Slow-melting ice cream? Yes please!
Picture this – you’re walking along Cottesloe Beach, fresh gelato in hand, when you feel that all-too-familiar drip down your arm.
The days of losing a portion of your gourmet $5 scoop of pistachio perfection to our scorching weather could soon be numbered, after researchers from the Universities of Edinburgh and Dundee discovered an ingredient which could slow down the melting process of ice cream.
Speaking to 6PR’s Chris Ilsley, Professor Cait MacPhee said the new finding was linked to a previous study involving ‘friendly’ bacteria.
‘There are no bacteria in the ice cream, I hasten to add, it is just the protein they produce which is added to the ice cream,’ she said.
‘Ice cream is a mixture of fat, oil… and basically water and sugar. What this protein does is it coats the oil and fat droplets and keeps them mixed up with the water, because oil and water like to try and get as far away from each other as possible.

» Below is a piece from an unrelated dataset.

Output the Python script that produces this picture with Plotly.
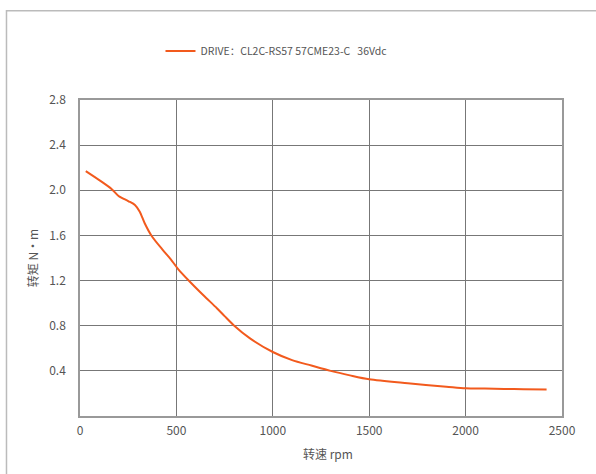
import plotly.graph_objects as go

speed_rpm = [30, 100, 165, 200, 250, 285, 310, 335, 370, 430, 470, 510, 570, 640, 710, 750,
             800, 880, 1000, 1100, 1200, 1300, 1400, 1500, 1700, 1900, 2000, 2100, 2200, 2300, 2420]
torque_nm = [2.17, 2.09, 2.01, 1.95, 1.905, 1.87, 1.81, 1.71, 1.60, 1.47, 1.39, 1.30, 1.19, 1.07,
             0.955, 0.885, 0.80, 0.69, 0.567, 0.495, 0.447, 0.40, 0.36, 0.325, 0.29, 0.26, 0.245,
             0.243, 0.240, 0.237, 0.234]
series_name = "DRIVE：CL2C-RS57 57CME23-C   36Vdc"
x_title = "转速 rpm"
y_title = "转矩 N·m"
y_ticks = [0.4, 0.8, 1.2, 1.6, 2.0, 2.4, 2.8]
y_tick_text = ["0.4", "0.8", "1.2", "1.6", "2.0", "2.4", "2.8"]
x_ticks = [0, 500, 1000, 1500, 2000, 2500]

FONT = "Noto Sans CJK SC"
TXT = "#555555"

fig = go.Figure()
fig.add_trace(go.Scatter(
    x=speed_rpm, y=torque_nm, mode="lines", name=series_name,
    line=dict(color="#f25a1d", width=2, shape="spline", smoothing=0.8),
    showlegend=True,
))

fig.update_layout(
    width=596, height=474,
    margin=dict(l=80, r=34, t=100, b=58, autoexpand=False),
    paper_bgcolor="white", plot_bgcolor="white",
    font=dict(family=FONT, size=12, color=TXT),
    showlegend=True,
    legend=dict(orientation="h", x=0.167, y=1.155, xanchor="left", yanchor="middle",
                font=dict(family=FONT, size=10.5, color=TXT), bgcolor="rgba(0,0,0,0)"),
    xaxis=dict(range=[0, 2500], tickvals=x_ticks, showgrid=True, gridcolor="#777777", gridwidth=1.2,
               showline=True, linecolor="#999999", linewidth=1.5, mirror=True, zeroline=False,
               ticks="outside", ticklen=3, tickcolor="rgba(0,0,0,0)", automargin=False,
               tickfont=dict(family=FONT, size=12, color=TXT)),
    yaxis=dict(range=[0, 2.8], tickvals=y_ticks, ticktext=y_tick_text, showgrid=True,
               gridcolor="#777777", gridwidth=1.2, showline=True, linecolor="#999999", linewidth=1.5,
               mirror=True, zeroline=False, ticks="outside", ticklen=10, tickcolor="rgba(0,0,0,0)",
               automargin=False,
               tickfont=dict(family=FONT, size=12, color=TXT),
               title=dict(text=y_title, standoff=8, font=dict(family=FONT, size=12, color=TXT))),
    annotations=[dict(text=x_title, xref="paper", yref="paper", x=0.5145, y=-0.118,
                      xanchor="center", yanchor="middle", showarrow=False,
                      font=dict(family=FONT, size=12, color=TXT))],
    shapes=[dict(type="rect", xref="paper", yref="paper", x0=-0.1525, x1=2.0, y0=-1.0, y1=1.2823,
                 line=dict(color="#bbbbbb", width=1.5), fillcolor="rgba(0,0,0,0)", layer="below")],
)

fig.write_html("out.html", config={"displayModeBar": False},
               post_script="document.body.style.margin='0';")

‘It coats air bubbles and it stops the air from escaping and the bubbles from popping… and it coats ice crystals and stops the ice crystals from growing.’
Professor MacPhee said the protein, scientifically known as BsIA, could also be used in other foods.
‘Anything where you need to keep oil and water mixed – salad dressings, mayonnaises – but also anything else you need to put a lot of air into, so things like chocolate mousse,’ she said.
Not surprisingly, food manufacturers have taken notice and its estimated the ingredient could be found in supermarket brands within five years.